So we believe our rejects have been resolved. Colleagues led the investigation which basically consisted of watching the waiters on the storage cluster side, noting which client was listed in a growing waiter entry (we’re talking seconds here), logging in to said client and then watching it’s waiters. They’d then try and work out what the waiting GPFS command/process was that was waiting before the client was expelled.
So the basic command to view the current waiters is:
/usr/lpp/mmfs/bin/mmfsadm dump waiters
For more sense and information you’d want to watch the waiters of all of the nodes in the cluster. To do this I’d hacked together a simple script:
#!/bin/bash
#
# 21/08/14 –
#
# script to watch the waiters of all
# nodes in the storage cluster. I have to set the
# WCOLL variable as a file, when I tried to set
# them in an array and then exported that array
# it errored with couldn’t open file. WCOLL stands
# for:
#
# working collective
#
# this variable is expected to be set before running
# the mmdsh command.
#
#
# I’ve tried to write the script so it’s dynamic. It
# works on both the client and storage clusters even if
# the number of nodes have changed.cluster=$(mmlscluster | grep “GPFS cluster name” | awk -F: ‘{print $2}’ | awk ‘{print $1}’ | awk -F. ‘{print $1}’)
temp_file1=/tmp/nodelist.tmp
temp_file2=/tmp/nodelist.tmp2
node_list=/tmp/nodelist.txtmmlsnode | grep $cluster | awk -F$cluster ‘{print $2}’ > $temp_file1
tr ‘ ‘ ‘\n’ < $temp_file1 &> $temp_file2
grep -v ‘^$’ $temp_file2 > $node_list
export WCOLL=$node_list
watch -n 1 mmdsh /usr/lpp/mmfs/bin/mmfsadm dump waiters
However a colleague had worked out the following command that did the same without a bespoke script:
mmlsnode -N waiters -L
So if you use watch and the command above you get the same functionality!
What we were seeing was waiters similar to below (I don’t have the exact output from the troubleshooting sessions as I wasn’t involved directly)
0x7F2F4002AE30 waiting 0.151472644 seconds, FileBlockReadFetchHandlerThread: on ThCond 0x7F2D5C003F68 (0x7F2D5C003F68) (MsgRecordCondvar), reason ‘RPC wait’ for NSD I/O completion on node xxx.xxx.xxx.xxx <c1n1>
These entries would increase constantly until the waiter would be higher than the configures GPFS setting idleSocketTimeout and the node would be expelled.
Why these were occuring? Well a colleague assumed (correctly) that the client was waiting on the File System Manager to give it a file lock that was already being written to. This was verified by another colleague running some simple dd tests on a single large file from a couple of client nodes.
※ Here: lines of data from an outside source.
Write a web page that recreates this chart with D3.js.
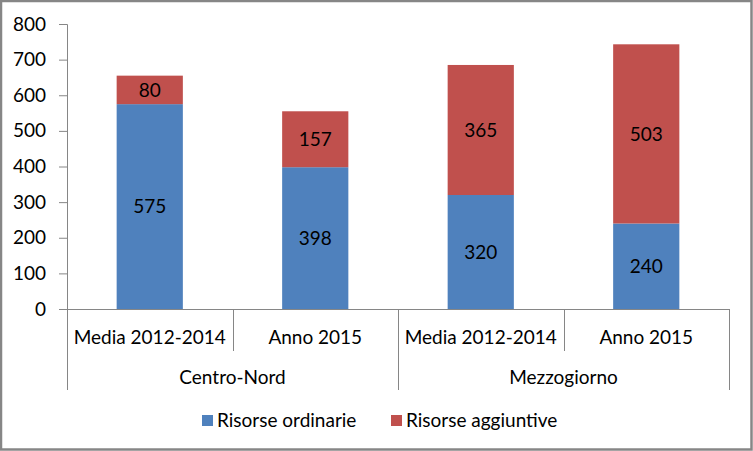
<!DOCTYPE html>
<html>
<head>
<meta charset="utf-8">
<script src="https://cdn.jsdelivr.net/npm/d3@7"></script>
<style>
  body { margin: 0; background: #fff; }
  svg text { font-family: Lato, "Open Sans", sans-serif; fill: #000; }
</style>
</head>
<body>
<svg id="chart" width="753" height="451"></svg>
<script>
// data
const groups = ['Centro-Nord', 'Mezzogiorno'];
const periods = ['Media 2012-2014', 'Anno 2015', 'Media 2012-2014', 'Anno 2015'];
const ordinarie = [575, 398, 320, 240];
const aggiuntive = [80, 157, 365, 503];
const yTicks = [0, 100, 200, 300, 400, 500, 600, 700, 800];
const seriesNames = ['Risorse ordinarie', 'Risorse aggiuntive'];
const colors = ['#4F81BD', '#C0504D'];

let svg = d3.select('#chart');
const width = +svg.attr('width'), height = +svg.attr('height');
const plotL = 67, plotR = 729, plotT = 24, plotB = 309;
const fs = 19;

// outer border
svg.append('rect')
    .attr('x', 1).attr('y', 1)
    .attr('width', width - 2.5).attr('height', height - 2.5)
    .attr('fill', 'none').attr('stroke', '#868686').attr('stroke-width', 2.5);

let x = d3.scaleBand().domain(d3.range(periods.length)).range([plotL, plotR]).paddingInner(0).paddingOuter(0);
let y = d3.scaleLinear().domain([0, 800]).range([plotB, plotT]);
const barW = x.bandwidth() * 0.4;

// y axis
let yAxis = svg.append('g')
    .attr('transform', 'translate(' + plotL + ',0)')
    .call(d3.axisLeft(y).tickValues(yTicks).tickSize(8).tickPadding(13));
yAxis.select('.domain').attr('stroke', '#868686');
yAxis.selectAll('.tick line').attr('stroke', '#868686');
yAxis.selectAll('.tick text').style('font-size', fs + 'px').attr('fill', '#000');

// stacked bars
let stack = periods.map((p, i) => [
    {s: 0, y0: 0, y1: ordinarie[i], v: ordinarie[i], i: i},
    {s: 1, y0: ordinarie[i], y1: ordinarie[i] + aggiuntive[i], v: aggiuntive[i], i: i}
]).flat();

svg.selectAll('rect.bar')
    .data(stack)
    .enter().append('rect')
    .attr('class', 'bar')
    .attr('x', d => x(d.i) + (x.bandwidth() - barW) / 2)
    .attr('width', barW)
    .attr('y', d => y(d.y1))
    .attr('height', d => y(d.y0) - y(d.y1))
    .attr('fill', d => colors[d.s]);

svg.selectAll('text.lbl')
    .data(stack)
    .enter().append('text')
    .attr('class', 'lbl')
    .attr('x', d => x(d.i) + x.bandwidth() / 2)
    .attr('y', d => (y(d.y0) + y(d.y1)) / 2)
    .attr('dy', '0.35em')
    .attr('text-anchor', 'middle')
    .style('font-size', fs + 'px')
    .text(d => d.v);

// category axis, two levels
let axisG = svg.append('g').attr('stroke', '#868686').attr('stroke-width', 1);
axisG.append('line')
    .attr('x1', plotL).attr('x2', plotR).attr('y1', plotB + 0.5).attr('y2', plotB + 0.5);
periods.forEach((p, i) => {
    let xx = Math.round(x(i)) + 0.5;
    axisG.append('line')
        .attr('x1', xx).attr('x2', xx)
        .attr('y1', plotB).attr('y2', i % 2 === 0 ? 390 : 351);
});
axisG.append('line')
    .attr('x1', plotR + 0.5).attr('x2', plotR + 0.5).attr('y1', plotB).attr('y2', 390);

svg.selectAll('text.period')
    .data(periods)
    .enter().append('text')
    .attr('class', 'period')
    .attr('x', (d, i) => x(i) + x.bandwidth() / 2)
    .attr('y', 337)
    .attr('dy', '0.35em')
    .attr('text-anchor', 'middle')
    .style('font-size', fs + 'px')
    .text(d => d);

svg.selectAll('text.group')
    .data(groups)
    .enter().append('text')
    .attr('class', 'group')
    .attr('x', (d, i) => x(i * 2) + x.bandwidth())
    .attr('y', 377)
    .attr('dy', '0.35em')
    .attr('text-anchor', 'middle')
    .style('font-size', fs + 'px')
    .text(d => d);

// legend
const legX = [202, 391];
let leg = svg.selectAll('g.leg')
    .data(seriesNames)
    .enter().append('g')
    .attr('class', 'leg')
    .attr('transform', (d, i) => 'translate(' + legX[i] + ',415)');
leg.append('rect').attr('width', 11).attr('height', 11).attr('fill', (d, i) => colors[i]);
leg.append('text')
    .attr('x', 15).attr('y', 5.5).attr('dy', '0.35em')
    .style('font-size', fs + 'px')
    .text(d => d);
</script>
</body>
</html>
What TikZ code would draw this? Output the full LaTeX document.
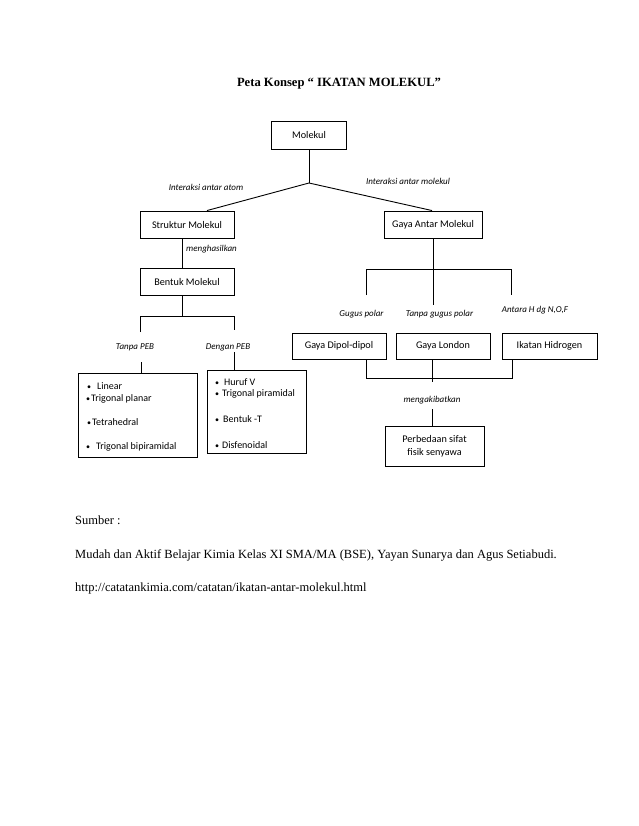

We had a very good description of the GPFS locking mechanism from someone on the GPFS user group email list:
Once Client B opens the file for writing it would have contacted the File System Manager to obtain the lock. The FS manager would have told Client B that Client A has the lock and that Client B would have to contact Client A and revoke the write lock token. If Client A does not respond to Client B’s request to revoke the write token, then Client B will ask that Client A be expelled from the cluster for NOT adhering to the proper protocol for write lock contention.
Once we knew what the cause of the ejections it was suggested barring any network related issues (which people say is normally always the cause of expels) we re-visit the storage and client cluster settings and adjust any in line with IBM’s best practices.
During a previous problem session we had intentionally not changed every setting on either cluster to be in-line with IBM’s network and OS recommendations. This time we did and also used another document given to us by IBM’s support (who were very slow to start off with).
Since then, the system has been stable, with no further unexpected expulsions. I believe the major setting that helped was changing idleSocketTimeout from 60 to 0 which basically means wait indefinitely.
UPDATE!
I forgot to add that someone visited last year and looked at the architecture of the system and said that was the issue. Basically having the GPFS storage system use the same network as general data rather than a dedicated network (think Fibre Channel) then there will always be issues.
Colleagues are currently migrating users data of it before a full rebuild and re-architecture.